● **Dataset extract**:
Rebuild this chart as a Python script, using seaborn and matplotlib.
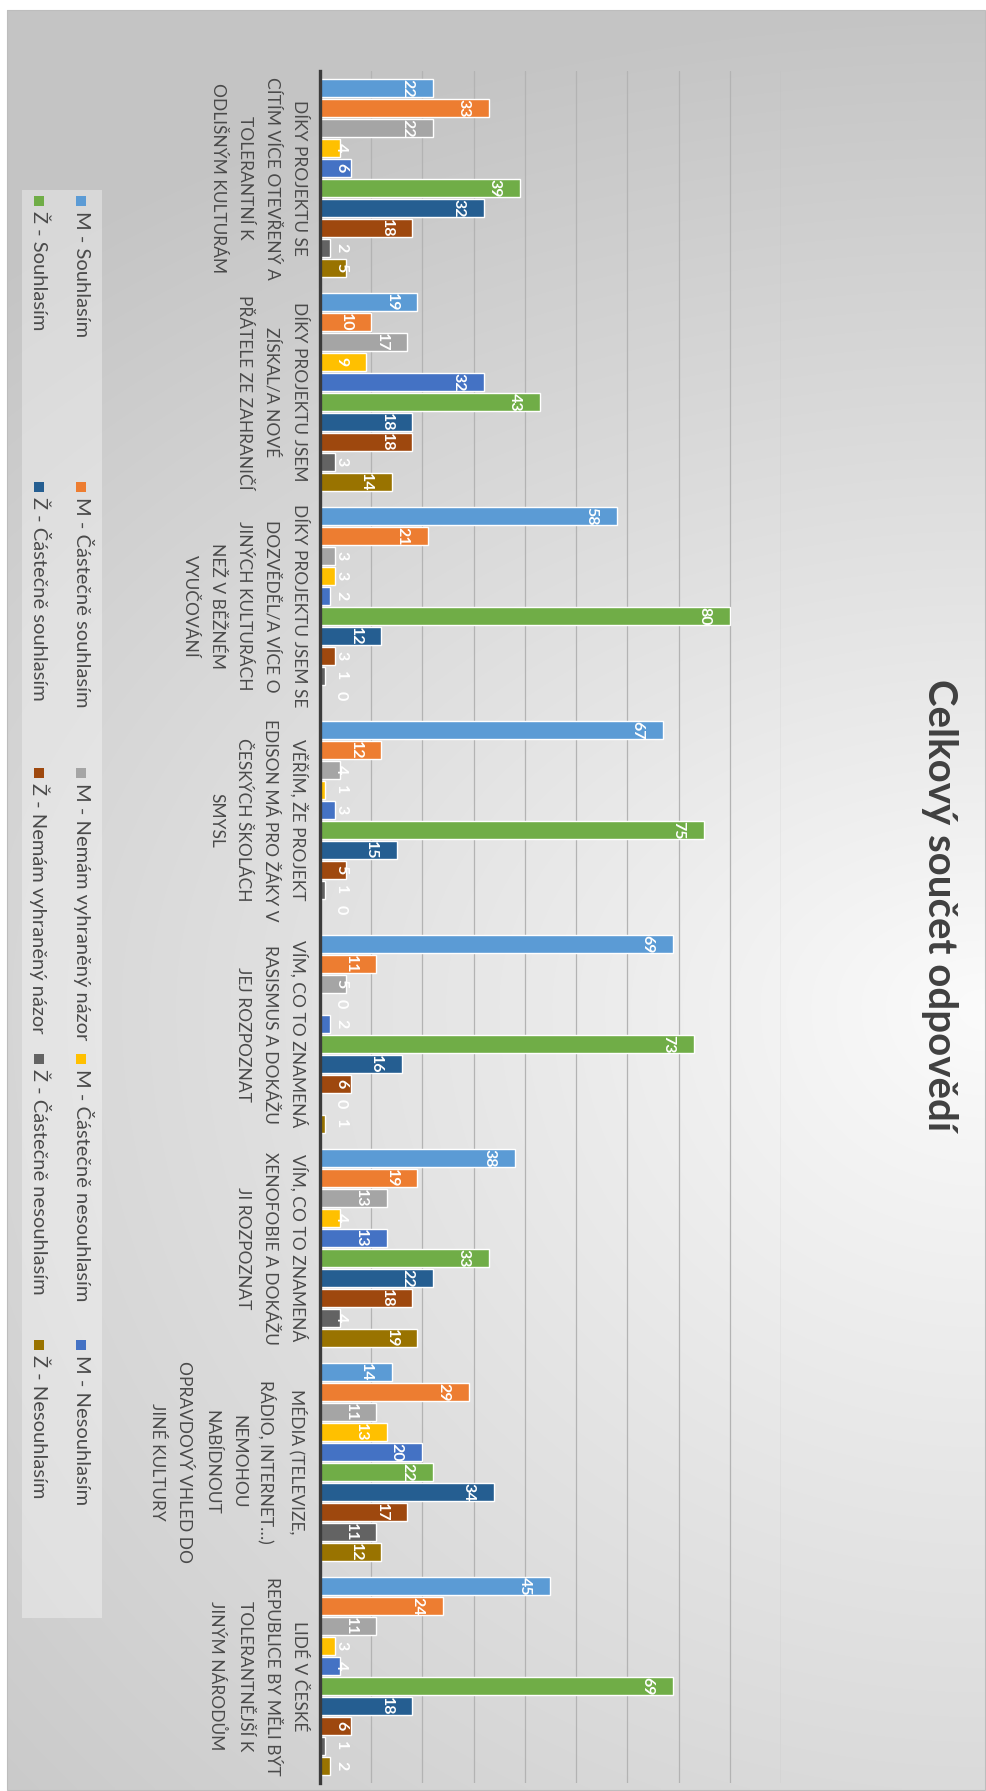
import numpy as np
import pandas as pd
import matplotlib
matplotlib.use("Agg")
import matplotlib.pyplot as plt
from matplotlib import font_manager
import seaborn as sns
from matplotlib.patches import Rectangle

# ---- data -------------------------------------------------------------
categories = [
    "DÍKY PROJEKTU SE\nCÍTÍM VÍCE OTEVŘENÝ A\nTOLERANTNÍ K\nODLIŠNÝM KULTURÁM",
    "DÍKY PROJEKTU JSEM\nZÍSKAL/A NOVÉ\nPŘÁTELE ZE ZAHRANIČÍ",
    "DÍKY PROJEKTU JSEM SE\nDOZVĚDĚL/A VÍCE O\nJINÝCH KULTURÁCH\nNEŽ V BĚŽNÉM\nVYUČOVÁNÍ",
    "VĚŘÍM, ŽE PROJEKT\nEDISON MÁ PRO ŽÁKY V\nČESKÝCH ŠKOLÁCH\nSMYSL",
    "VÍM, CO TO ZNAMENÁ\nRASISMUS A DOKÁŽU\nJEJ ROZPOZNAT",
    "VÍM, CO TO ZNAMENÁ\nXENOFOBIE A DOKÁŽU\nJI ROZPOZNAT",
    "MÉDIA (TELEVIZE,\nRÁDIO, INTERNET…)\nNEMOHOU\nNABÍDNOUT\nOPRAVDOVÝ VHLED DO\nJINÉ KULTURY",
    "LIDÉ V ČESKÉ\nREPUBLICE BY MĚLI BÝT\nTOLERANTNĚJŠÍ K\nJINÝM NÁRODŮM",
]

series = [
    "M - Souhlasím",
    "M - Částečně souhlasím",
    "M - Nemám vyhraněný názor",
    "M - Částečně nesouhlasím",
    "M - Nesouhlasím",
    "Ž - Souhlasím",
    "Ž - Částečně souhlasím",
    "Ž - Nemám vyhraněný názor",
    "Ž - Částečně nesouhlasím",
    "Ž - Nesouhlasím",
]

m_souhlasim            = [22, 19, 58, 67, 69, 38, 14, 45]
m_castecne_souhlasim   = [33, 10, 21, 12, 11, 19, 29, 24]
m_nemam_nazor          = [22, 17, 3, 4, 5, 13, 11, 11]
m_castecne_nesouhlasim = [4, 9, 3, 1, 0, 4, 13, 3]
m_nesouhlasim          = [6, 32, 2, 3, 2, 13, 20, 4]
z_souhlasim            = [39, 43, 80, 75, 73, 33, 22, 69]
z_castecne_souhlasim   = [32, 18, 12, 15, 16, 22, 34, 18]
z_nemam_nazor          = [18, 18, 3, 5, 6, 18, 17, 6]
z_castecne_nesouhlasim = [2, 3, 1, 1, 0, 4, 11, 1]
z_nesouhlasim          = [5, 14, 0, 0, 1, 19, 12, 2]

values = [
    m_souhlasim, m_castecne_souhlasim, m_nemam_nazor, m_castecne_nesouhlasim,
    m_nesouhlasim, z_souhlasim, z_castecne_souhlasim, z_nemam_nazor,
    z_castecne_nesouhlasim, z_nesouhlasim,
]

colors = ["#5B9BD5", "#ED7D31", "#A5A5A5", "#FFC000", "#4472C4",
          "#70AD47", "#255E91", "#9E480E", "#636363", "#997300"]

title = "Celkový součet odpovědí"

rows = []
for name, vals in zip(series, values):
    for cat, v in zip(categories, vals):
        rows.append({"otázka": cat, "odpověď": name, "počet": v})
df = pd.DataFrame(rows)

# ---- fonts ------------------------------------------------------------
sns.set_style("white")
plt.rcParams["font.family"] = ["Lato", "DejaVu Sans"]
installed = {f.name for f in font_manager.fontManager.ttflist}
if "Liberation Sans Narrow" in installed:
    cat_family, cat_size = ["Liberation Sans Narrow", "DejaVu Sans"], 14
else:
    cat_family, cat_size = ["Lato", "DejaVu Sans"], 12.5

# ---- figure -----------------------------------------------------------
W, H = 987, 1791
fig = plt.figure(figsize=(W / 100, H / 100), dpi=100)
fig.patch.set_facecolor("white")


def fx(px):
    return px / W


def fy(py):
    return 1 - py / H


# card with a soft grey gradient, lightest around the title side
card = (7, 10, 985, 1790)
bg = fig.add_axes([fx(card[0]), fy(card[3]), (card[2] - card[0]) / W,
                   (card[3] - card[1]) / H], zorder=0)
u = np.linspace(0, 1, 300)[None, :]
v = np.linspace(0, 1, 500)[:, None]
v0 = 0.56
b = np.where(v < v0, 0.56, 0.75)
r = np.sqrt(((1 - u) / 1.5) ** 2 + ((v - v0) / b) ** 2)
shade = 0.985 - 0.215 * np.clip(r, 0, 1) ** 0.95
bg.imshow(np.dstack([shade] * 3), aspect="auto", extent=(0, 1, 0, 1),
          origin="upper", interpolation="bilinear")
bg.set_axis_off()
fig.add_artist(Rectangle((fx(card[0]), fy(card[3])), (card[2] - card[0]) / W,
                         (card[3] - card[1]) / H, transform=fig.transFigure,
                         fill=False, edgecolor="#bdbdbd", lw=0.8, zorder=1))

# plot area: value axis runs left -> right, questions run top -> bottom
ax = fig.add_axes([fx(320), fy(1783), (781 - 320) / W, (1783 - 71) / H],
                  zorder=2)
ax.set_facecolor("none")

sns.barplot(data=df, y="otázka", x="počet", hue="odpověď",
            order=categories, hue_order=series, palette=colors,
            orient="h", width=0.934, gap=0.075, errorbar=None,
            saturation=1, legend=False, ax=ax)

ax.set_xlim(0, 90)
ax.set_xticks(np.arange(0, 91, 10))
ax.set_xticklabels([])
ax.grid(axis="x", color="#b3b3b3", lw=0.9)
ax.set_axisbelow(True)
ax.set_xlabel("")
ax.set_ylabel("")
for side in ("top", "right", "bottom"):
    ax.spines[side].set_visible(False)
ax.spines["left"].set_color("#3b3b3b")
ax.spines["left"].set_linewidth(2.4)
ax.tick_params(axis="x", length=0)
ax.tick_params(axis="y", length=0, pad=9)
ax.set_yticks(range(len(categories)))
ax.set_yticklabels(categories, rotation=-90, ha="right", va="center",
                   multialignment="center", fontsize=cat_size,
                   family=cat_family, color="#4a4a4a", linespacing=1.85)

# value labels near the bar tips
for patch in ax.patches:
    w = patch.get_width()
    yc = patch.get_y() + patch.get_height() / 2
    ax.text(max(w - 5.0, 4.1), yc, f"{w:.0f}", rotation=-90,
            ha="center", va="center", color="white", fontsize=11.5,
            fontweight="bold", zorder=5)

# title
fig.text(fx(940), fy(905), title, rotation=-90, ha="center", va="center",
         fontsize=29, fontweight="bold", color="#404040")

# legend: two columns (M right, Ž left), entries reading top -> bottom
fig.add_artist(Rectangle((fx(22), fy(1618)), 80 / W, (1618 - 190) / H,
                         transform=fig.transFigure, facecolor="white",
                         alpha=0.35, edgecolor="none", zorder=3))
for i, (name, col) in enumerate(zip(series, colors)):
    group, row = divmod(i, 5)
    xc = 81.5 if group == 0 else 39
    ym = 201 + 286 * row
    fig.add_artist(Rectangle((fx(xc - 5), fy(ym + 5)), 10 / W, 10 / H,
                             transform=fig.transFigure, facecolor=col,
                             edgecolor="none", zorder=4))
    fig.text(fx(xc), fy(ym + 10), name, rotation=-90, ha="center", va="top",
             fontsize=14.5, color="#4a4a4a", zorder=4)

fig.savefig("out.png", dpi=100, facecolor="white")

● **Exercise objective**: Write out again, exactly, the lines from the start of the listing up to the line containing "from matplotlib.patches import Rectangle", with both ends and without pictures.

● **Written answer**:
Rebuild this chart as a Python script, using seaborn and matplotlib.
import numpy as np
import pandas as pd
import matplotlib
matplotlib.use("Agg")
import matplotlib.pyplot as plt
from matplotlib import font_manager
import seaborn as sns
from matplotlib.patches import Rectangle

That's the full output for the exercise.